Pre-war sites off Shenton Way under scrutiny

The Fook Tet Soo temple predates the colonial period and is one of the earliest Chinese temples in Singapore.
The Fook Tet Soo temple predates the colonial period and is one of the earliest Chinese temples in Singapore. PHOTO: CHAR YONG ASSOCIATION

History group plans to do study on intangible heritage of Tanjong Malang places of worship

The Singapore Heritage Society (SHS) is planning to do a study on the intangible heritage of three pre-war places of worship.

They are the 1844 Fook Tet Soo Hakka temple, the 1866 Keramat Habib Noh and the 1903 Haji Muhammad Salleh mosque in Palmer Road.

The Fook Tet Soo temple located at the foot of Mount Palmer predates the colonial period and is one of the earliest Chinese temples in Singapore. Meanwhile, at 37, Palmer Road, sit the Keramat Habib Noh shrine and Haji Muhammad Salleh mosque, where there is also a marble grave of Muslim saint Habib Noh, who died in 1866.

Tanjong Malang is the historic name of the area in which the three structures are sited, and its history from the colonial period to the present day has been largely overlooked, said experts.

The study is urgent as, although the structures will not be demolished, the area will soon make way for the construction of the Prince Edward Circle Line station, to be completed by 2025.

SHS president Chua Ai Lin told The Straits Times: "There are no studies of social life around these areas, so we don't realise how important these places might be as repositories of living heritage.

"We often make changes without knowing what's there. We must understand them (places and practices) better to continue to let them exist and thrive."

KEEPING OUR HERITAGE ALIVE

We often make changes without knowing what's there. We must understand them (places and practices) better to continue to let them exist and thrive.

DR CHUA AI LIN, Singapore Heritage Society president, on the importance of intangible heritage

SHS has applied for funding under the National Heritage Board's new heritage research grant launched earlier this year. It is capped at $150,000 per project.

For the study, SHS plans to conduct in-depth interviews, focus group discussions and participant observation of events, activities and interactions.

The Hakka temple, for instance, has a rich history and culture. During celebrations, worshippers gather to eat Hakka cuisine and sing traditional songs, said SHS committee member Victor Yue, an engineer.

Dr Chua, a historian, said the study fits SHS' focus on intangible heritage as the society marks its 30th anniversary next year.

SHS added that existing heritage legislation focuses on architectural conservation and more attention needs to been given to intangible cultural heritage.

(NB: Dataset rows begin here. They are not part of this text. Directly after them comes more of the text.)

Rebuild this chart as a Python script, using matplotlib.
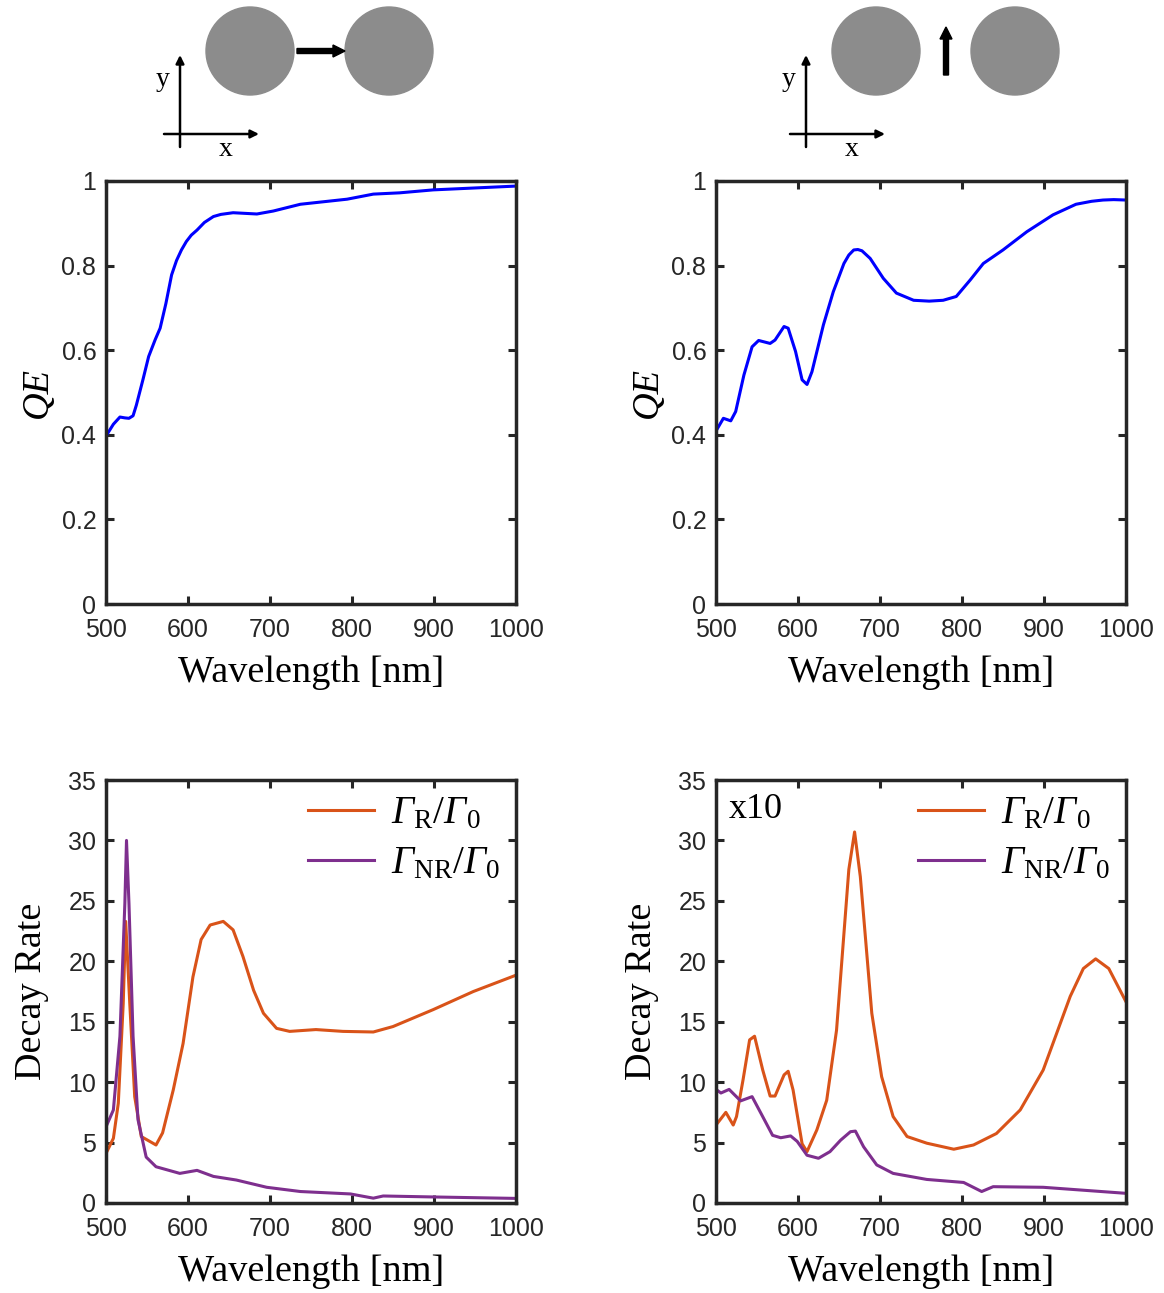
import matplotlib
matplotlib.use("Agg")
import matplotlib.pyplot as plt
from matplotlib.patches import Circle, FancyArrow

plt.rcParams["font.family"] = "Liberation Sans"
# custom mathtext so that the capital Gamma comes out italic, like the original
plt.rcParams["mathtext.fontset"] = "custom"
plt.rcParams["mathtext.rm"] = "Liberation Serif:italic"
plt.rcParams["mathtext.it"] = "Liberation Serif:italic"
plt.rcParams["mathtext.sf"] = "Liberation Serif"

# quantum efficiency, longitudinal dimer (left) and transverse dimer (right)
qe_l_wl = [500, 509, 517, 523, 528, 533, 537, 545, 552, 560, 566, 573, 580, 586,
           592, 598, 604, 611, 620, 631, 640, 655, 684, 704, 737, 794, 826, 858,
           899, 1000]
qe_l = [0.397, 0.425, 0.442, 0.440, 0.439, 0.445, 0.470, 0.530, 0.585, 0.625,
        0.652, 0.710, 0.778, 0.812, 0.837, 0.857, 0.872, 0.884, 0.902, 0.916,
        0.921, 0.925, 0.922, 0.929, 0.945, 0.957, 0.969, 0.972, 0.979, 0.988]

qe_t_wl = [500, 509, 518, 524, 534, 544, 552, 566, 572, 583, 588, 597, 605, 611,
           617, 631, 643, 656, 662, 668, 673, 678, 688, 704, 720, 741, 760, 777,
           793, 810, 826, 850, 879, 911, 939, 958, 972, 985, 1000]
qe_t = [0.409, 0.439, 0.433, 0.455, 0.541, 0.608, 0.623, 0.616, 0.624, 0.656,
        0.652, 0.597, 0.530, 0.519, 0.549, 0.660, 0.738, 0.805, 0.825, 0.837,
        0.838, 0.835, 0.817, 0.770, 0.735, 0.718, 0.716, 0.718, 0.727, 0.766,
        0.805, 0.837, 0.880, 0.920, 0.945, 0.952, 0.955, 0.956, 0.955]

# decay rates, longitudinal
gr_l_wl = [500, 509, 515, 521, 524, 529, 535, 543, 561, 569, 582, 594, 606, 616,
           627, 643, 655, 667, 680, 692, 708, 724, 756, 789, 826, 850, 899, 948, 1000]
gr_l = [4.1, 5.35, 8.25, 16.5, 23.3, 16.5, 8.8, 5.5, 4.8, 5.8, 9.35, 13.2, 18.7,
        21.8, 23.0, 23.3, 22.6, 20.4, 17.6, 15.7, 14.45, 14.2, 14.35, 14.2, 14.15,
        14.6, 16.0, 17.5, 18.85]
gnr_l_wl = [500, 509, 517, 523, 525, 528, 533, 539, 549, 561, 590, 611, 631, 659,
            696, 737, 798, 826, 838, 899, 1000]
gnr_l = [6.3, 7.7, 13.8, 24.8, 30.0, 24.8, 13.8, 6.9, 3.8, 3.0, 2.45, 2.7, 2.2,
         1.9, 1.3, 0.95, 0.75, 0.4, 0.58, 0.5, 0.38]

# decay rates, transverse (x10)
gr_t_wl = [500, 512, 521, 525, 533, 541, 547, 557, 566, 572, 583, 588, 594, 605,
           611, 623, 635, 647, 662, 669, 676, 690, 702, 716, 733, 757, 790, 814,
           842, 871, 899, 932, 948, 963, 979, 1000]
gr_t = [6.45, 7.5, 6.45, 7.15, 10.2, 13.5, 13.8, 11.0, 8.85, 8.85, 10.6, 10.9,
        9.35, 4.9, 4.25, 6.05, 8.5, 14.3, 27.6, 30.7, 27.0, 15.7, 10.45, 7.15,
        5.5, 4.95, 4.45, 4.8, 5.75, 7.7, 11.0, 17.1, 19.4, 20.2, 19.4, 16.65]
gnr_t_wl = [500, 506, 516, 530, 544, 555, 569, 579, 591, 599, 611, 625, 639, 652,
            664, 670, 680, 696, 716, 757, 802, 824, 838, 899, 1000]
gnr_t = [9.4, 9.1, 9.4, 8.45, 8.8, 7.4, 5.6, 5.4, 5.55, 5.1, 3.95, 3.7, 4.25,
         5.2, 5.9, 5.95, 4.65, 3.15, 2.45, 1.95, 1.7, 0.95, 1.35, 1.3, 0.8]

wl_ticks = [500, 600, 700, 800, 900, 1000]
qe_ticks = [0, 0.2, 0.4, 0.6, 0.8, 1]
qe_ticklabels = ["0", "0.2", "0.4", "0.6", "0.8", "1"]
dr_ticks = [0, 5, 10, 15, 20, 25, 30, 35]

lbl_r = r"$\Gamma_{\mathsf{R}}\mathsf{/}\Gamma_{\mathsf{0}}$"
lbl_nr = r"$\Gamma_{\mathsf{NR}}\mathsf{/}\Gamma_{\mathsf{0}}$"

C_R = (0.85, 0.325, 0.098)
C_NR = (0.494, 0.184, 0.556)
AX_C = (0.15, 0.15, 0.15)
SERIF = "Liberation Serif"

fig = plt.figure(figsize=(11.64, 12.93), dpi=100)
W, H = 1164, 1293


def make_ax(x0, y_top):
    ax = fig.add_axes([x0 / W, 1 - (y_top + 423) / H, 410 / W, 423 / H])
    ax.set_xlim(500, 1000)
    ax.set_xticks(wl_ticks)
    ax.tick_params(direction="in", top=True, right=True, length=6, width=2.2,
                   labelsize=18, colors=AX_C)
    ax.tick_params(axis="x", pad=10)
    ax.tick_params(axis="y", pad=7)
    for s in ax.spines.values():
        s.set_linewidth(2.5)
        s.set_color(AX_C)
    ax.set_xlabel("Wavelength [nm]", family=SERIF, fontsize=27.5, labelpad=10)
    return ax


ax1 = make_ax(106, 181)
ax2 = make_ax(716, 181)
ax3 = make_ax(106, 780)
ax4 = make_ax(716, 780)

for ax, wl, qe in [(ax1, qe_l_wl, qe_l), (ax2, qe_t_wl, qe_t)]:
    ax.plot(wl, qe, color="blue", lw=2.2)
    ax.set_ylim(0, 1)
    ax.set_yticks(qe_ticks)
    ax.set_yticklabels(qe_ticklabels)
    ax.set_ylabel("QE", family=SERIF, style="italic", fontsize=27.5, labelpad=5)

for ax, a, b, c, d in [(ax3, gr_l_wl, gr_l, gnr_l_wl, gnr_l),
                       (ax4, gr_t_wl, gr_t, gnr_t_wl, gnr_t)]:
    ax.plot(a, b, color=C_R, lw=2.2, label=lbl_r)
    ax.plot(c, d, color=C_NR, lw=2.2, label=lbl_nr)
    ax.set_ylim(0, 35)
    ax.set_yticks(dr_ticks)
    ax.set_ylabel("Decay Rate", family=SERIF, fontsize=27.5, labelpad=14)
    ax.legend(loc="upper right", frameon=False, fontsize=28, handlelength=1.7,
              handletextpad=0.45, labelspacing=0.35, borderaxespad=0.0)

ax4.text(0.03, 0.97, "x10", transform=ax4.transAxes, family=SERIF, fontsize=26,
         va="top", ha="left")

# schematic drawings on top, in pixel coordinates
ov = fig.add_axes([0, 0, 1, 1], zorder=-1)
ov.set_xlim(0, W)
ov.set_ylim(H, 0)
ov.axis("off")

gray = (0.55, 0.55, 0.55)
for dx, arrow in [(0, "h"), (626, "v")]:
    ov.add_patch(Circle((250 + dx, 51), 44, color=gray))
    ov.add_patch(Circle((389 + dx, 51), 44, color=gray))
    if arrow == "h":
        ov.add_patch(FancyArrow(297, 51, 36, 0, width=5, head_width=12,
                                head_length=12, color="black"))
    else:
        ov.add_patch(FancyArrow(946, 75, 0, -36, width=5, head_width=12,
                                head_length=12, color="black"))
    # little coordinate frame
    ov.annotate("", xy=(180 + dx, 55), xytext=(180 + dx, 147),
                arrowprops=dict(arrowstyle="-|>", lw=1.8, color="black",
                                mutation_scale=12, shrinkA=0, shrinkB=0))
    ov.annotate("", xy=(259 + dx, 134), xytext=(164 + dx, 134),
                arrowprops=dict(arrowstyle="-|>", lw=1.8, color="black",
                                mutation_scale=12, shrinkA=0, shrinkB=0))
    ov.text(163 + dx, 79, "y", family=SERIF, fontsize=20, ha="center", va="center")
    ov.text(226 + dx, 150, "x", family=SERIF, fontsize=20, ha="center", va="center")

fig.savefig("out.png", dpi=100)
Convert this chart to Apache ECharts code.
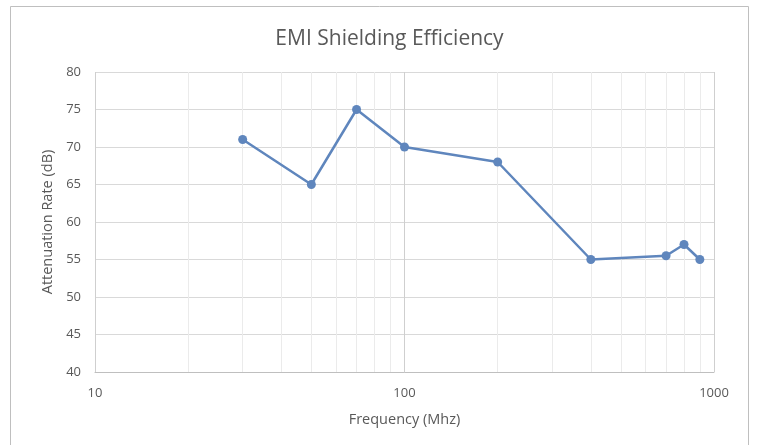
<!DOCTYPE html>
<html><head><meta charset="utf-8">
<script src="https://cdn.jsdelivr.net/npm/echarts@6/dist/echarts.min.js"></script>
<style>html,body{margin:0;padding:0;background:#fff}#c{width:779px;height:445px}</style>
</head><body><div id="c"></div>
<script>
const frequencies = [30, 50, 70, 100, 200, 400, 700, 800, 900];
const attenuation = [71, 65, 75, 70, 68, 55, 55.5, 57, 55];
const minorGridFreqs = [20, 30, 40, 50, 60, 70, 80, 90, 200, 300, 400, 500, 600, 700, 800, 900];
const titleText = 'EMI Shielding Efficiency';
const xTitle = 'Frequency (Mhz)';
const yTitle = 'Attenuation Rate (dB)';

const font = 'Open Sans';
const chart = echarts.init(document.getElementById('c'));
chart.setOption({
  animation: false,
  graphic: [{
    type: 'rect', shape: {x: 10.5, y: 6.5, width: 738, height: 450},
    style: {fill: 'none', stroke: '#bfbfbf', lineWidth: 1}, silent: true, z: -10
  }],
  title: {
    text: titleText, left: 'center', top: 24,
    textStyle: {fontFamily: font, fontSize: 21, fontWeight: 'normal', color: '#595959'}
  },
  grid: {left: 95, right: 65, top: 72, bottom: 73},
  xAxis: {
    type: 'log', logBase: 10, min: 10, max: 1000,
    name: xTitle, nameLocation: 'middle', nameGap: 40,
    nameTextStyle: {fontFamily: font, fontSize: 14.5, color: '#595959'},
    axisLine: {show: true, lineStyle: {color: '#bfbfbf'}},
    axisTick: {show: false},
    axisLabel: {fontFamily: font, fontSize: 13, color: '#595959', margin: 15,
      formatter: v => String(Math.round(v))},
    splitLine: {show: true, lineStyle: {color: '#cfcfcf', width: 1}}
  },
  yAxis: {
    type: 'value', min: 40, max: 80, interval: 5,
    name: yTitle, nameLocation: 'middle', nameGap: 38,
    nameTextStyle: {fontFamily: font, fontSize: 14.5, color: '#595959'},
    axisLine: {show: false}, axisTick: {show: false},
    axisLabel: {fontFamily: font, fontSize: 13, color: '#595959', margin: 14},
    splitLine: {show: true, lineStyle: {color: '#d9d9d9', width: 1}}
  },
  series: [{
    type: 'line', data: [], z: 0, silent: true,
    markLine: {
      silent: true, symbol: 'none', animation: false, z: 0,
      label: {show: false},
      lineStyle: {color: '#ebebeb', width: 1, type: 'solid'},
      emphasis: {disabled: true},
      data: minorGridFreqs.map(f => ({xAxis: f}))
    }
  }, {
    type: 'line', z: 5,
    data: frequencies.map((f, i) => [f, attenuation[i]]),
    symbol: 'circle', symbolSize: 9,
    lineStyle: {color: '#5f86bd', width: 2.5},
    itemStyle: {color: '#5f86bd'}
  }]
});
</script></body></html>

SHS vice-president Khir Johari said it is important for heritage to move beyond infrastructure. He said: "There are a lot more layers to build in constructing narratives about a place across time."

Mr Khir, a director at an investment management firm, is one of three new office-bearers who are part of the society's latest executive committee, which was elected in September for a two-year term. The others are honorary treasurer Siva S. Krishnasamy, who is a lawyer, and honorary secretary Alex Tan, who is a legal officer and trustee of the settlement of Dr Lim Boon Keng.

SHS is also hoping to grow its pool of members. Dr Chua said: "Joining the society is a way to take action to support a sense of place and local identity. We're an independent, alternative voice on heritage issues, speaking up on behalf of all concerned Singaporeans."